The new fund was announced Wednesday, a day before the opening of the Sundance Film Festival, by Pulse CEO Thomas Benski, producer Lars Knudsen and AI Film’s Ben Giladi. The trio plan to create a full-service one-stop shop to develop, produce and fully finance two to three films annually with budgets up to $6 million in an atmosphere supporting “dynamic, provocative and timely” storytelling across all genres.
The trio did not disclose any specific projects. “The simple and supportive financing structure will offer a safe haven for filmmaking talent who want to challenge the medium by making urgent content that embraces diversity and evokes visceral reactions from its audiences,” the announcement said.
Access Industries was founded in 1986 by Blavatnik. The company’s entertainment portfolio includes holding and ownership of companies like Warner Music Group, AI Film, Deezer, Preform and RGE Group. It had owned a stake in Brett Ratner’s RatPac but no longer does so.
“We will have an appetite for risk, and will support our auteurs and their original voices through our ability to fully finance and bring our in-house resources and experience, shielding the project from the pressures of the current complicated marketplace,” Benski said. “Cinema is made of exceptions and we wanted to create a financing solution that truly reflects this.”
Giladi said, “It’s undeniable that the industry is undergoing a serious cultural, generational and economical change at the moment. We perceive this change as a blessed opportunity to bring back true power and focus to exceptional and bold directorial talents.
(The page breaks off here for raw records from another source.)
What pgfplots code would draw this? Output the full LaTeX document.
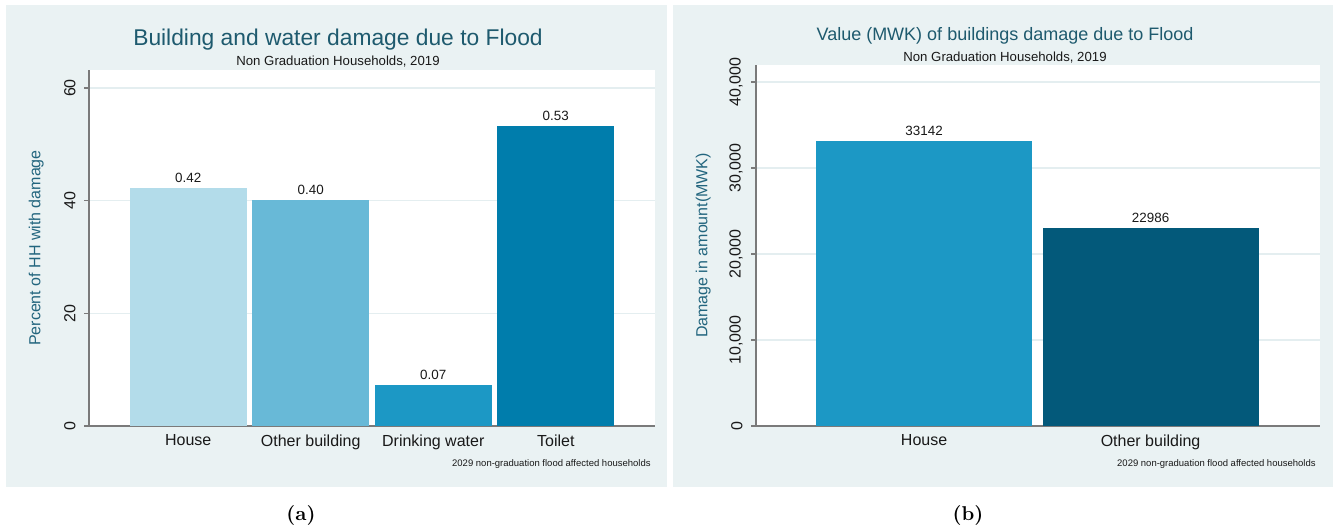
\documentclass[border=0pt]{standalone}
\usepackage{fontspec}
\setsansfont{Liberation Sans}
\usepackage{pgfplots}
\pgfplotsset{compat=1.18}

\definecolor{panelbg}{HTML}{EAF2F3}
\definecolor{titlecol}{HTML}{1E5A6E}
\definecolor{labcol}{HTML}{22657E}
\definecolor{gridcol}{HTML}{E4EEF0}
\definecolor{axiscol}{HTML}{7A7A7A}
\definecolor{barA}{HTML}{B3DCEA}
\definecolor{barB}{HTML}{68B9D7}
\definecolor{barC}{HTML}{1C98C5}
\definecolor{barD}{HTML}{007DAC}
\definecolor{barE}{HTML}{03597A}

\pgfplotsset{
  statabar/.style={
    scale only axis, ybar,
    axis background/.style={fill=white},
    axis x line*=bottom, axis y line*=left,
    axis line style={-, draw=axiscol, line width=0.6pt},
    ymajorgrids, grid style={gridcol, line width=0.7pt},
    tick align=outside, major tick length=2.5pt,
    ytick style={draw=axiscol, line width=0.6pt},
    xtick style={draw=none},
    ticklabel style={font=\sffamily\fontsize{8}{9}\selectfont, text=black!90},
    /pgf/number format/assume math mode=true,
    yticklabel style={rotate=90, anchor=south, inner sep=0pt},
    yticklabel shift=4pt,
    xticklabel style={anchor=north, inner sep=0pt, yshift=-1.5pt},
    every axis y label/.style={at={(axis description cs:-0.0795,0.5)}, rotate=90,
      anchor=south, inner sep=0pt, font=\sffamily\fontsize{8}{9}\selectfont, text=labcol},
    nodes near coords, point meta=explicit symbolic,
    every node near coord/.append style={font=\sffamily\fontsize{6.7}{8}\selectfont,
      text=black!90, anchor=south, inner sep=2.5pt},
    clip=false,
  },
}

\begin{document}
\begin{tikzpicture}
\useasboundingbox (0pt,0pt) rectangle (669pt,-265.5pt);
\fill[panelbg] (3pt,-2.5pt) rectangle (333.5pt,-243.5pt);
\fill[panelbg] (336.5pt,-2.5pt) rectangle (666.5pt,-243.5pt);

% (a) share of households with damage
\begin{axis}[statabar,
  at={(44.5pt,-213pt)}, anchor=south west,
  width=283pt, height=178pt,
  xmin=-0.81, xmax=3.81, ymin=0, ymax=63.2,
  ytick={0,20,40,60},
  xtick={0,1,2,3},
  xticklabels={House, Other building, Drinking water, Toilet},
  bar width=0.955,
  ylabel={Percent of HH with damage},
]
\addplot[fill=barA, draw=none, bar shift=0pt] coordinates {(0,42.2) [0.42]};
\addplot[fill=barB, draw=none, bar shift=0pt] coordinates {(1,40.1) [0.40]};
\addplot[fill=barC, draw=none, bar shift=0pt] coordinates {(2,7.2) [0.07]};
\addplot[fill=barD, draw=none, bar shift=0pt] coordinates {(3,53.3) [0.53]};
\end{axis}

% (b) value of damage
\begin{axis}[statabar,
  at={(378pt,-213pt)}, anchor=south west,
  width=282pt, height=180.5pt,
  xmin=-0.742, xmax=1.748, ymin=0, ymax=41977,
  ytick={0,10000,20000,30000,40000},
  scaled y ticks=false,
  /pgf/number format/1000 sep={,},
  xtick={0,1},
  xticklabels={House, Other building},
  bar width=0.954,
  ylabel={Damage in amount(MWK)},
]
\addplot[fill=barC, draw=none, bar shift=0pt] coordinates {(0,33142) [33142]};
\addplot[fill=barE, draw=none, bar shift=0pt] coordinates {(1,22986) [22986]};
\end{axis}

\node[anchor=base, font=\sffamily\fontsize{11.4}{13}\selectfont, text=titlecol, inner sep=0pt]
  at (169pt,-22.5pt) {Building and water damage due to Flood};
\node[anchor=base, font=\sffamily\fontsize{6.6}{8}\selectfont, text=black!90, inner sep=0pt]
  at (169pt,-32.5pt) {Non Graduation Households, 2019};
\node[anchor=base, font=\sffamily\fontsize{9}{11}\selectfont, text=titlecol, inner sep=0pt]
  at (502.5pt,-20pt) {Value (MWK) of buildings damage due to Flood};
\node[anchor=base, font=\sffamily\fontsize{6.6}{8}\selectfont, text=black!90, inner sep=0pt]
  at (502.5pt,-30.5pt) {Non Graduation Households, 2019};

\node[anchor=base east, font=\sffamily\fontsize{4.75}{6}\selectfont, text=black!90, inner sep=0pt]
  at (325.5pt,-233pt) {2029 non-graduation flood affected households};
\node[anchor=base east, font=\sffamily\fontsize{4.75}{6}\selectfont, text=black!90, inner sep=0pt]
  at (658pt,-233pt) {2029 non-graduation flood affected households};

\node[anchor=base, font=\rmfamily\bfseries, inner sep=0pt] at (150.5pt,-260pt) {(a)};
\node[anchor=base, font=\rmfamily\bfseries, inner sep=0pt] at (484pt,-260pt) {(b)};
\end{tikzpicture}
\end{document}
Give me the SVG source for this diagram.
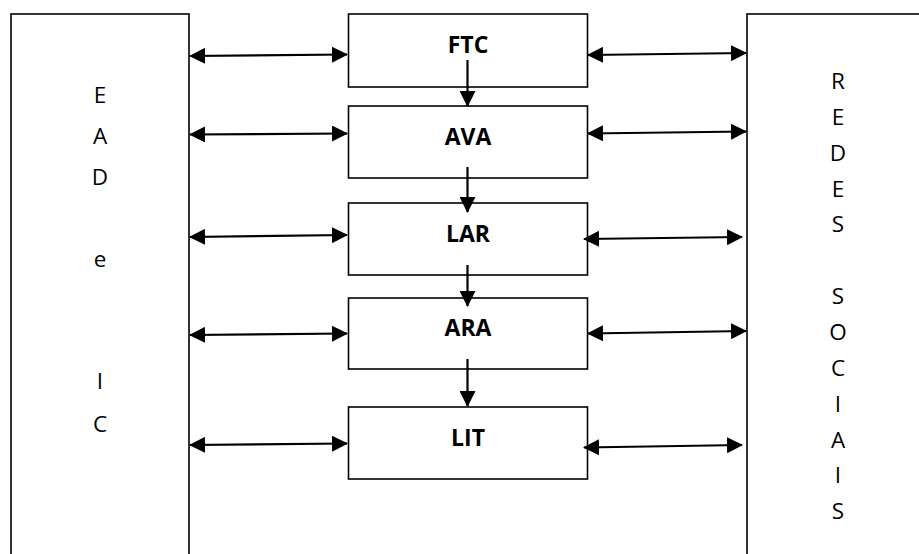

I’m thrilled to team up with Thomas and Lars, with whom I share a deep creative understanding, to establish this new safe haven for the next generation of cinematic auteurs.”
Pulse’s “Skate Kitchen,” directed by Crystal Moselle, is premiering in the Next section at this year’s Sundance Film Festival. Pulse recently announced the push into scripted TV led by Lucas Ochoa with “Gangs of London,” helmed by Gareth Evans, for Sky Atlantic, Cinemax and HBO and “Atomic Bazaar,” directed by Gregory Burke. Other recent Pulse projects include Andrea Arnold’s Cannes Jury Prize winner “American Honey,” “The Witch,” Beyonce’s “Lemonade” and CNN Films’ “Trophy.”
AI is at Sundance with Bart Layton’s heist thriller “American Animals,” which will premiere in the US Dramatic Competition later this week. AI is also a producer on “I, Tonya.”